Début septembre, lors de la réunion de concertation sur les modalités d’organisation du Grand forum des services publics – nouveau nom des états généraux du service public –, les organisations syndicales du secteur public reprochaient au gouvernement d’occulter de cette consultation les missions du service public. Qu’attendez-vous de la nouvelle réunion prévue sur le sujet mardi 19 septembre entre les syndicats de fonctionnaires et le ministre Gérald Darmanin ?

La méthode doit être très claire. Ce que l’on nous a présenté ne correspondait ni à notre demande ni aux propos de Gérald Darmanin dans sa lettre de juillet au sujet des états généraux du service public. Nous nous sommes étonnés de l’absence d’un volet attendu sur l’évolution des missions de la fonction publique et des services publics en fonction des besoins de la population. La méthode doit aujourd’hui être précisée, pour connaître la finalité exacte et le traitement qui sera fait des réponses récoltées. Il ne faut pas que l’on utilise cette consultation pour dire quelles missions ou quels services publics seront concernés par une diminution d’effectifs. Au contraire, elle doit servir à engager une réflexion plus large dans le cadre du dialogue social pour faire aller de l’avant la fonction publique et ce par un large débat autour des missions de service public où les agents comme les usagers seraient consultés.

Lors de son discours à l’occasion de la Conférence nationale des territoires, le 17 juillet dernier, le chef de l’État a fait part de son souhait de mettre en place une gestion différenciée des trois fonctions publiques [État, territoriale et hospitalière, ndlr], en proposant notamment une différenciation du point d’indice entre les versants. Une proposition qui n’a toujours pas été précisée.
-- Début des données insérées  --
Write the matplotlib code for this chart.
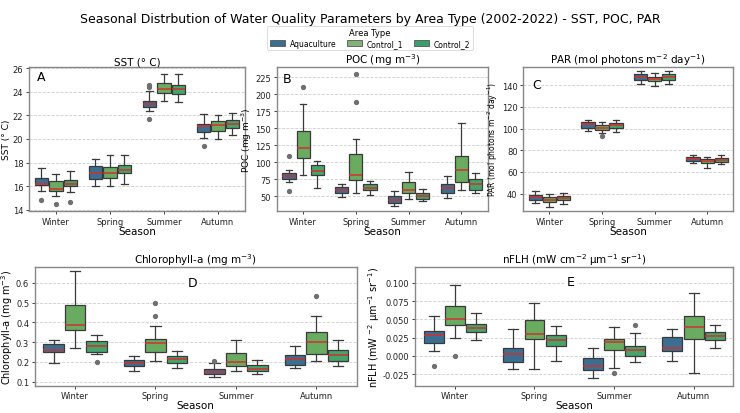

Quelles pourraient être les conséquences d’un tel dispositif ?

J’espère que cette annonce ne verra jamais le jour, ce serait sinon une erreur très très grave pour notre pays et pour les agents publics. Bien plus que des conséquences sur la mobilité entre les trois versants, la décorrélation de la gestion du point d’indice pourrait remettre en cause le statut même des fonctionnaires, notamment en impactant le principe d’égalité entre les agents de la fonction publique d’État, de la territoriale et de l’hospitalière.